• **EXERCISE OBJECTIVE**
Look for "this" in each line of the entries, and return the matching lines.

[Extracted records]
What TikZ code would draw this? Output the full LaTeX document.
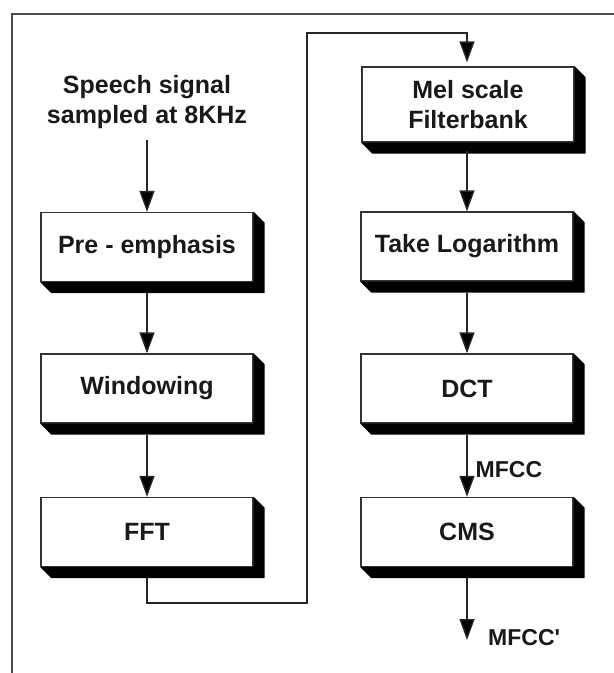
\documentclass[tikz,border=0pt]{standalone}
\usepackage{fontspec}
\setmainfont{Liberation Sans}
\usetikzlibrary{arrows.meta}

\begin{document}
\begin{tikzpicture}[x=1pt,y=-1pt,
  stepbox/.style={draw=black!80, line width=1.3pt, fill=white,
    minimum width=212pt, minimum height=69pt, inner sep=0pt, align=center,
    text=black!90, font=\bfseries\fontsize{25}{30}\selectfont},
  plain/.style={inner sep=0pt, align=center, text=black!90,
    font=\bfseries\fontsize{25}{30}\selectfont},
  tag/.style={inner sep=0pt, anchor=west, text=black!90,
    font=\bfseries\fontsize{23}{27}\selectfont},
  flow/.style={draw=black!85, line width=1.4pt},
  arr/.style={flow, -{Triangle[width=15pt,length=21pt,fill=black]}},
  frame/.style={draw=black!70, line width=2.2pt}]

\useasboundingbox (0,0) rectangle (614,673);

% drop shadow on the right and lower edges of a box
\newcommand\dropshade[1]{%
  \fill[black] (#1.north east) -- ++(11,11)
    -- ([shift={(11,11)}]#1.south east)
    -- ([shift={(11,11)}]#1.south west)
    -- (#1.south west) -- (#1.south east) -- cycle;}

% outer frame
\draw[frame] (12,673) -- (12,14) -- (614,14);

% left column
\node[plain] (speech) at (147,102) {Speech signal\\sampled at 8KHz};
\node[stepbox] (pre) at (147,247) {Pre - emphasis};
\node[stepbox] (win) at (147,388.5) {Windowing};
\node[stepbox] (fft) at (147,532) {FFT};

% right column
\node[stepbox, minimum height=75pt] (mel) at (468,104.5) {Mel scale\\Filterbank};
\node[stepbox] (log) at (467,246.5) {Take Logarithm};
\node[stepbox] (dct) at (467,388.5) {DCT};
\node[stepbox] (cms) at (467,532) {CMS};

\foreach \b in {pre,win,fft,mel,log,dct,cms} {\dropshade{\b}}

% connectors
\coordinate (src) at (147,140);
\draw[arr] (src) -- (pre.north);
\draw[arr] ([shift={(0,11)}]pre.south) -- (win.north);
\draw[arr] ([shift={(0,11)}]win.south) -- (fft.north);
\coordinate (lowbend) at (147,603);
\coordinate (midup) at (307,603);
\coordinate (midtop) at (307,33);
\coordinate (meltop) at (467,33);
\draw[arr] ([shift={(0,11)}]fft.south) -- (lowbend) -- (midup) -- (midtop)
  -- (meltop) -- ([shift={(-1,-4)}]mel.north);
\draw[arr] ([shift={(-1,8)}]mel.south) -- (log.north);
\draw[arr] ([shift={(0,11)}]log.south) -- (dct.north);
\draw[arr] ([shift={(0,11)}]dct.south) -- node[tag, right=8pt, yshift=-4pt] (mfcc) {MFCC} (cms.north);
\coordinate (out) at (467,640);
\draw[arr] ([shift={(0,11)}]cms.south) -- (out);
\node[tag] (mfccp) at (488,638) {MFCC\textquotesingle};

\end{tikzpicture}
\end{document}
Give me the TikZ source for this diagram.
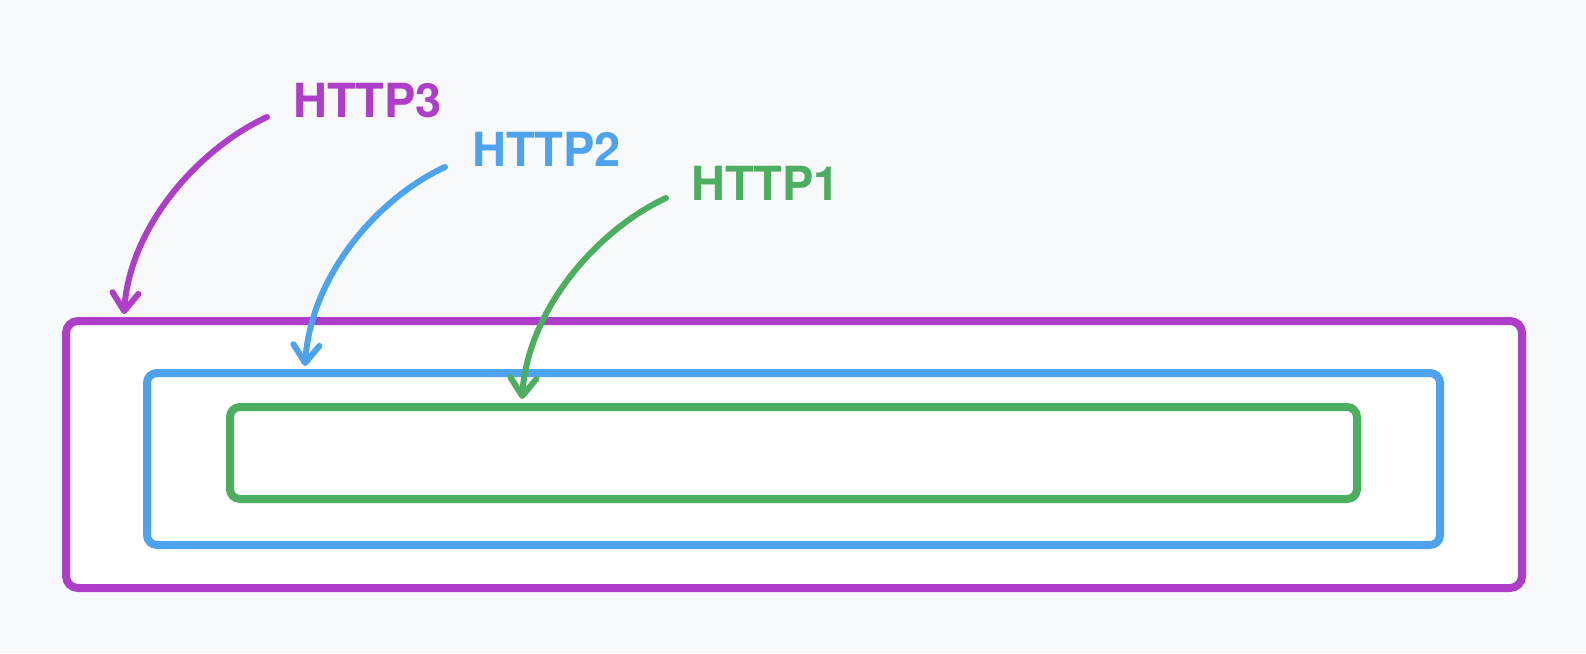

• **WORKED SOLUTION**
What TikZ code would draw this? Output the full LaTeX document.
Give me the TikZ source for this diagram.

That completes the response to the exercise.